§ Set problem
Look through the material below. Copy each line that contains the string "this".

§ The data
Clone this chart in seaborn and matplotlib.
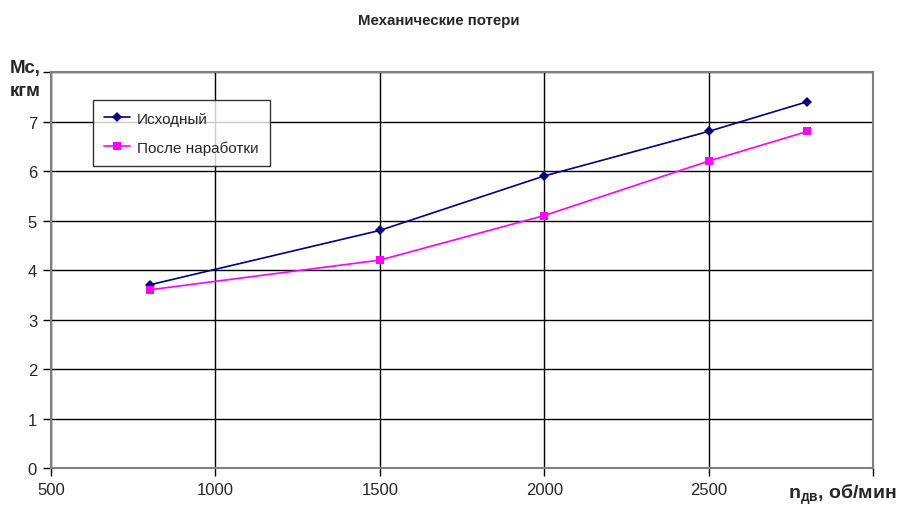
import seaborn as sns
import matplotlib.pyplot as plt
import pandas as pd

# data
n_dv = [800, 1500, 2000, 2500, 2800]
ishodny = [3.7, 4.8, 5.9, 6.8, 7.4]
posle = [3.6, 4.2, 5.1, 6.2, 6.8]
series_names = ["Исходный", "После наработки"]

x_ticks = [500, 1000, 1500, 2000, 2500, 3000]
x_labels = ["500", "1000", "1500", "2000", "2500", ""]
y_ticks = [0, 1, 2, 3, 4, 5, 6, 7, 8]
y_labels = ["0", "1", "2", "3", "4", "5", "6", "7", ""]

df = pd.DataFrame({
    "n": n_dv * 2,
    "M": ishodny + posle,
    "serie": [series_names[0]] * len(n_dv) + [series_names[1]] * len(n_dv),
})

sns.set_style("white")
plt.rcParams['font.family'] = ['Liberation Sans', 'DejaVu Sans']
plt.rcParams['mathtext.fontset'] = 'custom'
plt.rcParams['mathtext.rm'] = 'Liberation Sans'
plt.rcParams['mathtext.bf'] = 'Liberation Sans:bold'

fig = plt.figure(figsize=(8.99, 5.06), dpi=100)
ax = fig.add_axes([0.0567, 0.0731, 0.9144, 0.7826])

sns.lineplot(data=df, x="n", y="M", hue="serie", style="serie",
             markers={"Исходный": "D", "После наработки": "s"}, dashes=False,
             palette={"Исходный": "#000080", "После наработки": "#FF00FF"},
             markersize=5.5, markeredgewidth=0, linewidth=1.2, ax=ax)

ax.set_xlim(500, 3000)
ax.set_ylim(0, 8)
ax.set_xticks(x_ticks)
ax.set_xticklabels(x_labels)
ax.set_yticks(y_ticks)
ax.set_yticklabels(y_labels)
ax.grid(True, color="black", linewidth=1)
ax.set_axisbelow(True)
for s in ax.spines.values():
    s.set_visible(True)
    s.set_color("#808080")
    s.set_linewidth(1.5)
ax.tick_params(axis="both", direction="out", length=6, width=1, color="black",
               labelsize=12, pad=4, bottom=True, left=True)
ax.set_xlabel("")
ax.set_ylabel("")

leg = ax.legend(loc="upper left", bbox_to_anchor=(0.051, 0.929), frameon=True,
                fancybox=False, fontsize=11, borderpad=0.75, labelspacing=0.95,
                handlelength=1.7, handletextpad=0.45, borderaxespad=0)
leg.get_frame().set_edgecolor("black")
leg.get_frame().set_linewidth(1)
leg.set_title(None)

fig.text(439 / 899, 1 - 21 / 506, "Механические потери", ha="center", va="center",
         fontsize=10.8, fontweight="bold")
fig.text(10 / 899, 1 - 80 / 506, "Мс,\nкгм", ha="left", va="center",
         fontsize=13.5, fontweight="bold", linespacing=1.45)
fig.text(897 / 899, 1 - 494 / 506, r"$\mathbf{n_{дв}}$, об/мин", ha="right", va="center",
         fontsize=14, fontweight="bold")

plt.savefig("out.png", dpi=100)
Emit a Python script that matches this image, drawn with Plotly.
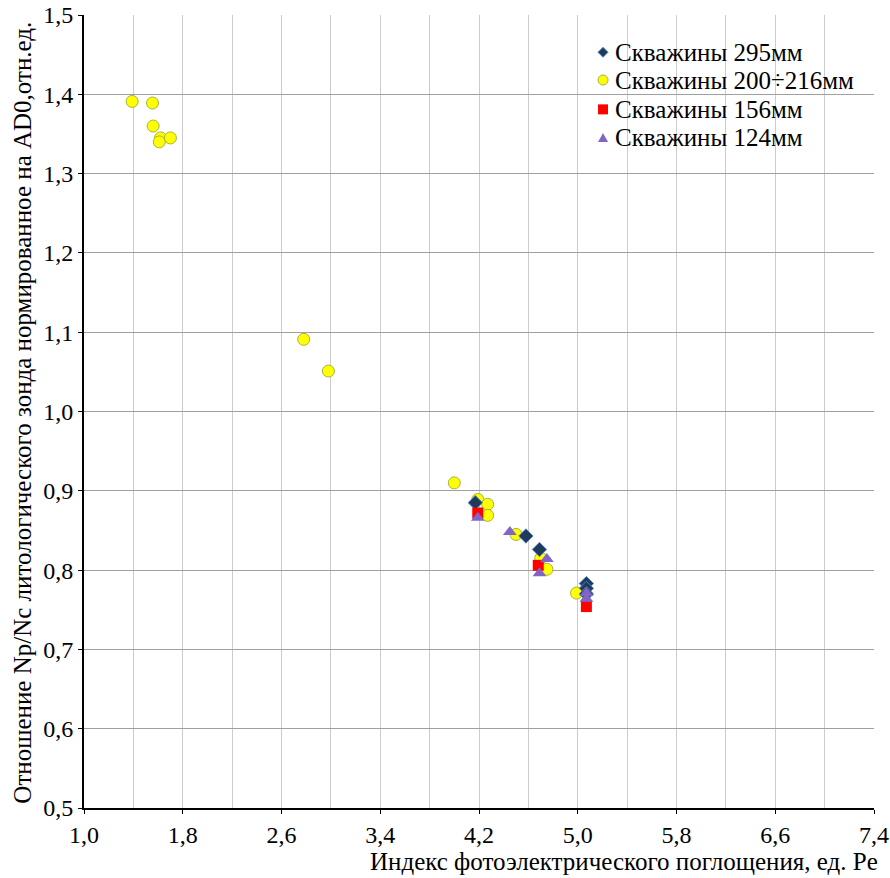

§ Answer in full
Clone this chart in seaborn and matplotlib.
Emit a Python script that matches this image, drawn with Plotly.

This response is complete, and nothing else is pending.